---- Record set
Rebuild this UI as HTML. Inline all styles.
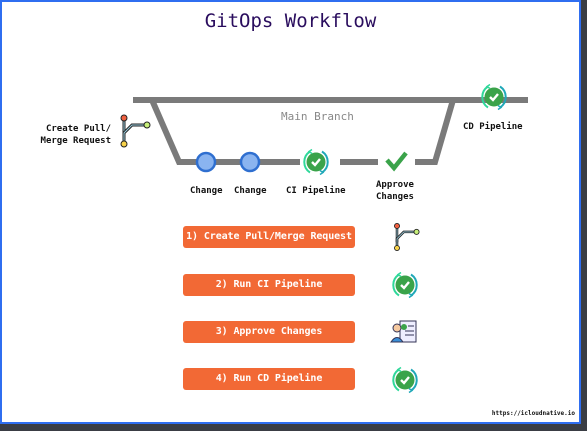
<!DOCTYPE html>
<html><head><style>
body{margin:0;width:587px;height:431px;background:#3a3d44;position:relative;overflow:hidden;font-family:"DejaVu Sans Mono","Liberation Mono",monospace}
#w{position:absolute;left:0;top:0;width:577px;height:420px;background:#fff;border:2px solid #2f6ef0}
.t{position:absolute;font-size:9px;font-weight:bold;color:#111;white-space:nowrap}
.b{position:absolute;left:183px;width:172px;height:22px;background:#f26935;border-radius:3px;color:#fff;font-size:10px;text-align:center;line-height:22px;white-space:nowrap;font-weight:bold;letter-spacing:-0.1px}
</style></head><body>
<div id="w"></div>
<div style="position:absolute;left:0;top:10px;width:581px;text-align:center;font-size:19px;color:#2a0d5e">GitOps Workflow</div>
<svg width="587" height="431" style="position:absolute;left:0;top:0">
<defs>
<g id="ci">
<circle r="9.5" fill="#3aa34a"/><path d="M-4,0 L-1,3 L4,-3" stroke="#fff" stroke-width="2.4" fill="none"/>
<path d="M-6,-10.5 A12.5,12.5 0 0 0 -6,10.5" stroke="#2fd89a" stroke-width="2" fill="none"/>
<path d="M-4,-12.5 l-3,2 l3,2" stroke="#2fd89a" stroke-width="1.5" fill="none"/>
<path d="M6,10.5 A12.5,12.5 0 0 0 6,-10.5" stroke="#1fa8b8" stroke-width="2" fill="none"/>
<path d="M4,12.5 l3,-2 l-3,-2" stroke="#1fa8b8" stroke-width="1.5" fill="none"/>
</g>
<g id="br">
<line x1="0" y1="-13" x2="0" y2="13" stroke="#222" stroke-width="3"/><line x1="0" y1="-13" x2="0" y2="13" stroke="#9cd" stroke-width="1"/>
<path d="M0,6 L0,2 L8,-6 L23,-6" stroke="#222" stroke-width="3" fill="none"/><path d="M0,6 L0,2 L8,-6 L23,-6" stroke="#9cd" stroke-width="1" fill="none"/>
<circle cy="-13" r="3" fill="#f06040" stroke="#222"/><circle cy="13" r="3" fill="#f7d24a" stroke="#222"/><circle cx="23" cy="-6" r="3" fill="#c8f07a" stroke="#222"/>
</g>
</defs>
<g stroke="#7a7a7a" stroke-width="6" fill="none">
<line x1="133" y1="100" x2="528" y2="100"/>
<path d="M152,100 L179,162 L300,162"/>
<line x1="340" y1="162" x2="378" y2="162"/>
<path d="M415,162 L435,162 L453,100"/>
</g>
<circle cx="206" cy="162" r="9" fill="#8ab4f0" stroke="#2f6fd0" stroke-width="2.5"/>
<circle cx="250" cy="162" r="9" fill="#8ab4f0" stroke="#2f6fd0" stroke-width="2.5"/>
<use href="#ci" x="316" y="162"/>
<use href="#ci" x="494" y="97"/>
<path d="M387,160 L394,168 L406,153" stroke="#3aa34a" stroke-width="4.5" fill="none"/>
<use href="#br" x="124" y="131"/>
<use href="#br" transform="translate(397,237) scale(0.85)"/>
<use href="#ci" x="405" y="285"/>
<use href="#ci" x="405" y="380"/>
<g transform="translate(405,332)">
<rect x="-5" y="-11" width="16" height="21" fill="#eef" stroke="#335" stroke-width="1"/>
<line x1="3" y1="-6" x2="9" y2="-6" stroke="#335"/><line x1="0" y1="-1" x2="9" y2="-1" stroke="#335"/><line x1="0" y1="3" x2="9" y2="3" stroke="#335"/>
<circle cx="-8" cy="-4" r="4" fill="#f5c9a0" stroke="#335"/><path d="M-14,10 Q-8,1 -2,10 Z" fill="#3b8fd8" stroke="#335"/>
<circle cx="-1" cy="-5" r="3" fill="#3aa34a"/>
</g>
</svg>
<div class="t" style="left:281px;top:110px;color:#888;font-size:11px;font-weight:normal">Main Branch</div>
<div class="t" style="right:476px;top:123px;text-align:right;line-height:12px">Create Pull/<br>Merge Request</div>
<div class="t" style="left:190px;top:186px">Change</div>
<div class="t" style="left:234px;top:186px">Change</div>
<div class="t" style="left:286px;top:186px">CI Pipeline</div>
<div class="t" style="left:376px;top:179px;text-align:center;line-height:12px">Approve<br>Changes</div>
<div class="t" style="left:463px;top:122px">CD Pipeline</div>
<div class="b" style="top:226px">1) Create Pull/Merge Request</div>
<div class="b" style="top:274px">2) Run CI Pipeline</div>
<div class="b" style="top:321px">3) Approve Changes</div>
<div class="b" style="top:368px">4) Run CD Pipeline</div>
<div class="t" style="right:12px;top:410px;font-size:6px">https://icloudnative.io</div>
</body></html>
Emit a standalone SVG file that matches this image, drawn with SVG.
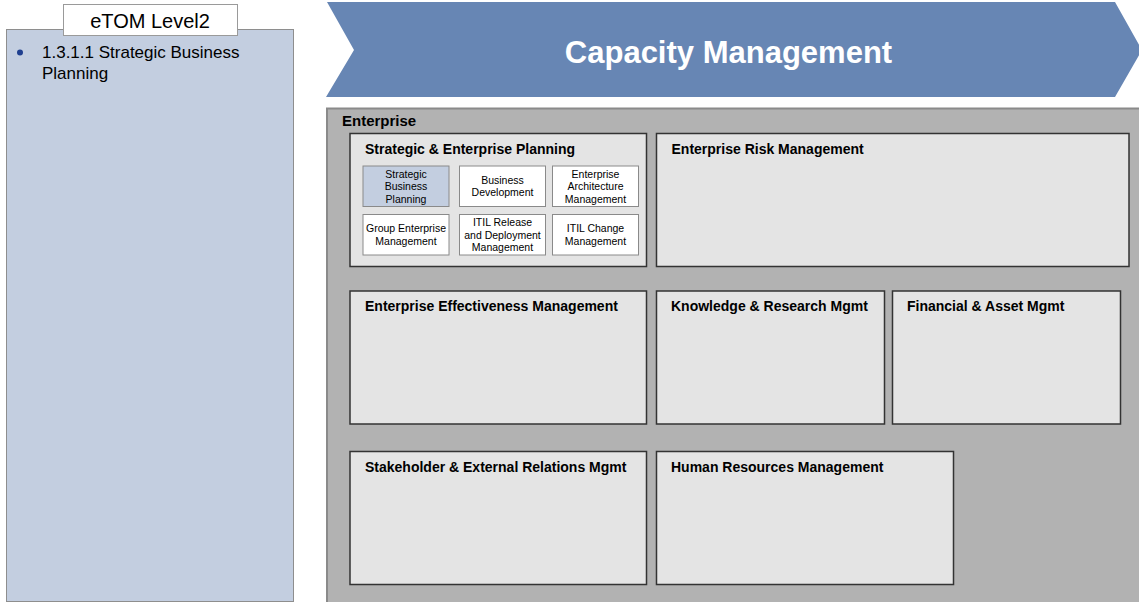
--------
→ **Instruction**
Restate the records above in full, word for word. Keep pictures out.

→ **Problem solution**
Rebuild this UI as HTML. Inline all styles.
<!DOCTYPE html>
<html><head><style>
body{margin:0;width:587px;height:431px;background:#3a3d44;position:relative;overflow:hidden;font-family:"DejaVu Sans Mono","Liberation Mono",monospace}
#w{position:absolute;left:0;top:0;width:577px;height:420px;background:#fff;border:2px solid #2f6ef0}
.t{position:absolute;font-size:9px;font-weight:bold;color:#111;white-space:nowrap}
.b{position:absolute;left:183px;width:172px;height:22px;background:#f26935;border-radius:3px;color:#fff;font-size:10px;text-align:center;line-height:22px;white-space:nowrap;font-weight:bold;letter-spacing:-0.1px}
</style></head><body>
<div id="w"></div>
<div style="position:absolute;left:0;top:10px;width:581px;text-align:center;font-size:19px;color:#2a0d5e">GitOps Workflow</div>
<svg width="587" height="431" style="position:absolute;left:0;top:0">
<defs>
<g id="ci">
<circle r="9.5" fill="#3aa34a"/><path d="M-4,0 L-1,3 L4,-3" stroke="#fff" stroke-width="2.4" fill="none"/>
<path d="M-6,-10.5 A12.5,12.5 0 0 0 -6,10.5" stroke="#2fd89a" stroke-width="2" fill="none"/>
<path d="M-4,-12.5 l-3,2 l3,2" stroke="#2fd89a" stroke-width="1.5" fill="none"/>
<path d="M6,10.5 A12.5,12.5 0 0 0 6,-10.5" stroke="#1fa8b8" stroke-width="2" fill="none"/>
<path d="M4,12.5 l3,-2 l-3,-2" stroke="#1fa8b8" stroke-width="1.5" fill="none"/>
</g>
<g id="br">
<line x1="0" y1="-13" x2="0" y2="13" stroke="#222" stroke-width="3"/><line x1="0" y1="-13" x2="0" y2="13" stroke="#9cd" stroke-width="1"/>
<path d="M0,6 L0,2 L8,-6 L23,-6" stroke="#222" stroke-width="3" fill="none"/><path d="M0,6 L0,2 L8,-6 L23,-6" stroke="#9cd" stroke-width="1" fill="none"/>
<circle cy="-13" r="3" fill="#f06040" stroke="#222"/><circle cy="13" r="3" fill="#f7d24a" stroke="#222"/><circle cx="23" cy="-6" r="3" fill="#c8f07a" stroke="#222"/>
</g>
</defs>
<g stroke="#7a7a7a" stroke-width="6" fill="none">
<line x1="133" y1="100" x2="528" y2="100"/>
<path d="M152,100 L179,162 L300,162"/>
<line x1="340" y1="162" x2="378" y2="162"/>
<path d="M415,162 L435,162 L453,100"/>
</g>
<circle cx="206" cy="162" r="9" fill="#8ab4f0" stroke="#2f6fd0" stroke-width="2.5"/>
<circle cx="250" cy="162" r="9" fill="#8ab4f0" stroke="#2f6fd0" stroke-width="2.5"/>
<use href="#ci" x="316" y="162"/>
<use href="#ci" x="494" y="97"/>
<path d="M387,160 L394,168 L406,153" stroke="#3aa34a" stroke-width="4.5" fill="none"/>
<use href="#br" x="124" y="131"/>
<use href="#br" transform="translate(397,237) scale(0.85)"/>
<use href="#ci" x="405" y="285"/>
<use href="#ci" x="405" y="380"/>
<g transform="translate(405,332)">
<rect x="-5" y="-11" width="16" height="21" fill="#eef" stroke="#335" stroke-width="1"/>
<line x1="3" y1="-6" x2="9" y2="-6" stroke="#335"/><line x1="0" y1="-1" x2="9" y2="-1" stroke="#335"/><line x1="0" y1="3" x2="9" y2="3" stroke="#335"/>
<circle cx="-8" cy="-4" r="4" fill="#f5c9a0" stroke="#335"/><path d="M-14,10 Q-8,1 -2,10 Z" fill="#3b8fd8" stroke="#335"/>
<circle cx="-1" cy="-5" r="3" fill="#3aa34a"/>
</g>
</svg>
<div class="t" style="left:281px;top:110px;color:#888;font-size:11px;font-weight:normal">Main Branch</div>
<div class="t" style="right:476px;top:123px;text-align:right;line-height:12px">Create Pull/<br>Merge Request</div>
<div class="t" style="left:190px;top:186px">Change</div>
<div class="t" style="left:234px;top:186px">Change</div>
<div class="t" style="left:286px;top:186px">CI Pipeline</div>
<div class="t" style="left:376px;top:179px;text-align:center;line-height:12px">Approve<br>Changes</div>
<div class="t" style="left:463px;top:122px">CD Pipeline</div>
<div class="b" style="top:226px">1) Create Pull/Merge Request</div>
<div class="b" style="top:274px">2) Run CI Pipeline</div>
<div class="b" style="top:321px">3) Approve Changes</div>
<div class="b" style="top:368px">4) Run CD Pipeline</div>
<div class="t" style="right:12px;top:410px;font-size:6px">https://icloudnative.io</div>
</body></html>
Emit a standalone SVG file that matches this image, drawn with SVG.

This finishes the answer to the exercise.